The digital currency market is volatile right now
Bitcoin suffered another significant knock this weekend, falling from $42,000 to roughly $40,600. Ethereum fell to slightly over $3,000 as well. The $40,000 and $3,000 levels are significant because they are psychologically significant for both assets. The two most valuable digital currencies have now returned to roughly $41,800 and $3,130, respectively, while other lower-cap currencies have not.
Solana, Avalanche, and Polygon are all in the red today, having lost more than 20% of their market value in the previous week.
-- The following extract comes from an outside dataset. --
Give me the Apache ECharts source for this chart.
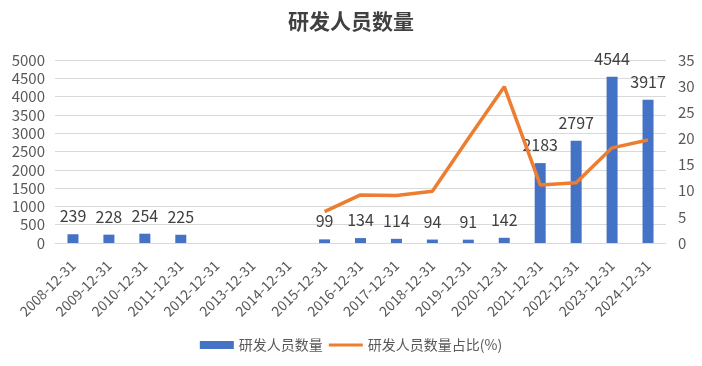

In addition, Axie Infinity, various DeFi tokens, and the meme currency Dogecoin and Shiba Inu have all been impacted by the market pullback.
While most assets have suffered due to the adverse attitude, outliers such as Chainlink, Harmony, and the Cosmos-based decentralized exchange Osmosis have increased in the last week.
After the Federal Reserve revealed its intentions to raise interest rates, Wednesday, the stock market took a plunge on Wednesday. This was a significant update since it showed that borrowing money will likely grow more costly as the Fed works to control inflation. Risky assets, such as equities tend to suffer under such circumstances. Likewise, digital currencies, as this week’s events showed, tend to take a hit in such circumstances.
While most major crypto assets have had a rough week, it comes after a protracted period of decline in the market. Bitcoin is currently down 39.2 percent from its early November high of $69,000, while Ethereum is 36.1 percent below its top. In addition, many lower-cap currencies have lost 50% or more of their value.
The famous Crypto Fear & Greed Index has posted a score of 23, suggesting that the market is in intense fear after this weekend’s shaky market.